--- Start of Information provided ---

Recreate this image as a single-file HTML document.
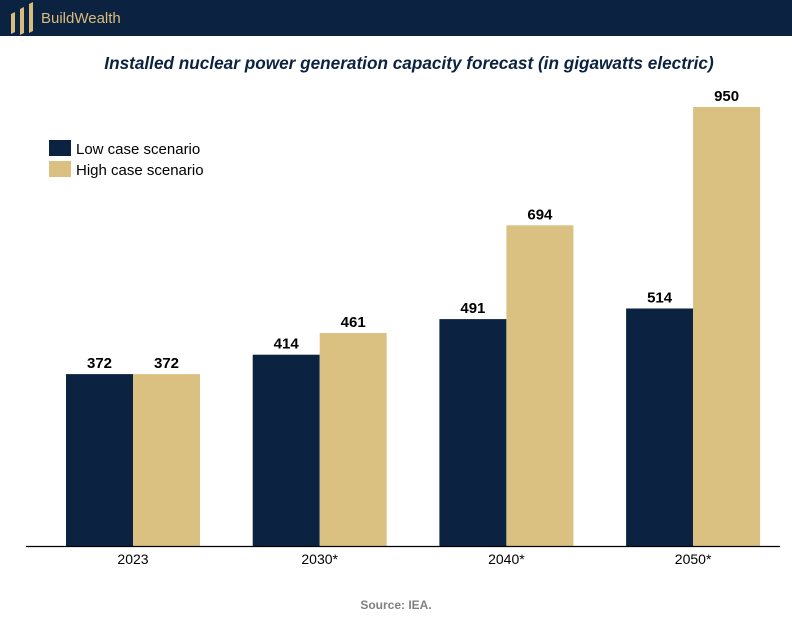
<!DOCTYPE html>
<html><head><meta charset="utf-8">
<style>
body{margin:0;width:792px;height:612px;background:#fff;overflow:hidden;font-family:"Liberation Sans",sans-serif;}
</style></head><body>
<svg width="792" height="612" xmlns="http://www.w3.org/2000/svg" id="chart">
  <rect x="0" y="0" width="792" height="36" fill="#0c2241"/>
  <g fill="#d8bc7c">
    <polygon points="11,14 15,12 15,32 11,34"/>
    <polygon points="20,9 24,7 24,33 20,35"/>
    <polygon points="29,4 33,2 33,31 29,33"/>
  </g>
  <text x="41" y="23" font-size="15" fill="#d8bc7c">BuildWealth</text>
  <text x="409" y="69" text-anchor="middle" font-size="17.2" font-weight="bold" font-style="italic" fill="#0c2241">Installed nuclear power generation capacity forecast (in gigawatts electric)</text>
  <g>
    <rect x="49" y="140" width="22" height="16" fill="#0c2241"/>
    <text x="76" y="154" font-size="15" fill="#000">Low case scenario</text>
    <rect x="49" y="161" width="22" height="16" fill="#dac182"/>
    <text x="76" y="175" font-size="15" fill="#000">High case scenario</text>
  </g>
  <g id="bars"></g>
  <line x1="26" y1="546.5" x2="780" y2="546.5" stroke="#000" stroke-width="1.2"/>
  <text x="396" y="609" text-anchor="middle" font-size="12" font-weight="bold" fill="#808080">Source: IEA.</text>
</svg>
<script>
const categories = ["2023", "2030*", "2040*", "2050*"];
const lowValues = [372, 414, 491, 514];
const highValues = [372, 461, 694, 950];

const NS = "http://www.w3.org/2000/svg";
const baseY = 546, topY = 107, maxV = 950;
function yScale(v){ return baseY - (baseY - topY) * v / maxV; }
function xCenter(i){ return 133 + i * 186.7; }
const bw = 67;
const g = document.getElementById("bars");
function mk(tag, attrs){ const e = document.createElementNS(NS, tag); for (const k in attrs) e.setAttribute(k, attrs[k]); return e; }
categories.forEach((c, i) => {
  const cx = xCenter(i);
  [[lowValues[i], cx - bw, "#0c2241", "low"], [highValues[i], cx, "#dac182", "high"]].forEach(([v, x, col, s]) => {
    const y = yScale(v);
    const r = mk("rect", {x: x, y: y, width: bw, height: baseY - y, fill: col});
    
    
    g.appendChild(r);
    const t = mk("text", {x: x + bw / 2, y: y - 6, "text-anchor": "middle", "font-size": "15", "font-weight": "bold", fill: "#000"});
    t.textContent = v;
    
    
    g.appendChild(t);
  });
  const l = mk("text", {x: cx, y: 564, "text-anchor": "middle", "font-size": "14", fill: "#000"});
  l.textContent = c;
  
  
  g.appendChild(l);
});
</script>
</body></html>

--- End of Information provided ---

Task instructions -> Word for word, quote the full listing, omitting every picture.

Exercise solution ->
Recreate this image as a single-file HTML document.
<!DOCTYPE html>
<html><head><meta charset="utf-8">
<style>
body{margin:0;width:792px;height:612px;background:#fff;overflow:hidden;font-family:"Liberation Sans",sans-serif;}
</style></head><body>
<svg width="792" height="612" xmlns="http://www.w3.org/2000/svg" id="chart">
  <rect x="0" y="0" width="792" height="36" fill="#0c2241"/>
  <g fill="#d8bc7c">
    <polygon points="11,14 15,12 15,32 11,34"/>
    <polygon points="20,9 24,7 24,33 20,35"/>
    <polygon points="29,4 33,2 33,31 29,33"/>
  </g>
  <text x="41" y="23" font-size="15" fill="#d8bc7c">BuildWealth</text>
  <text x="409" y="69" text-anchor="middle" font-size="17.2" font-weight="bold" font-style="italic" fill="#0c2241">Installed nuclear power generation capacity forecast (in gigawatts electric)</text>
  <g>
    <rect x="49" y="140" width="22" height="16" fill="#0c2241"/>
    <text x="76" y="154" font-size="15" fill="#000">Low case scenario</text>
    <rect x="49" y="161" width="22" height="16" fill="#dac182"/>
    <text x="76" y="175" font-size="15" fill="#000">High case scenario</text>
  </g>
  <g id="bars"></g>
  <line x1="26" y1="546.5" x2="780" y2="546.5" stroke="#000" stroke-width="1.2"/>
  <text x="396" y="609" text-anchor="middle" font-size="12" font-weight="bold" fill="#808080">Source: IEA.</text>
</svg>
<script>
const categories = ["2023", "2030*", "2040*", "2050*"];
const lowValues = [372, 414, 491, 514];
const highValues = [372, 461, 694, 950];

const NS = "http://www.w3.org/2000/svg";
const baseY = 546, topY = 107, maxV = 950;
function yScale(v){ return baseY - (baseY - topY) * v / maxV; }
function xCenter(i){ return 133 + i * 186.7; }
const bw = 67;
const g = document.getElementById("bars");
function mk(tag, attrs){ const e = document.createElementNS(NS, tag); for (const k in attrs) e.setAttribute(k, attrs[k]); return e; }
categories.forEach((c, i) => {
  const cx = xCenter(i);
  [[lowValues[i], cx - bw, "#0c2241", "low"], [highValues[i], cx, "#dac182", "high"]].forEach(([v, x, col, s]) => {
    const y = yScale(v);
    const r = mk("rect", {x: x, y: y, width: bw, height: baseY - y, fill: col});
    
    
    g.appendChild(r);
    const t = mk("text", {x: x + bw / 2, y: y - 6, "text-anchor": "middle", "font-size": "15", "font-weight": "bold", fill: "#000"});
    t.textContent = v;
    
    
    g.appendChild(t);
  });
  const l = mk("text", {x: cx, y: 564, "text-anchor": "middle", "font-size": "14", fill: "#000"});
  l.textContent = c;
  
  
  g.appendChild(l);
});
</script>
</body></html>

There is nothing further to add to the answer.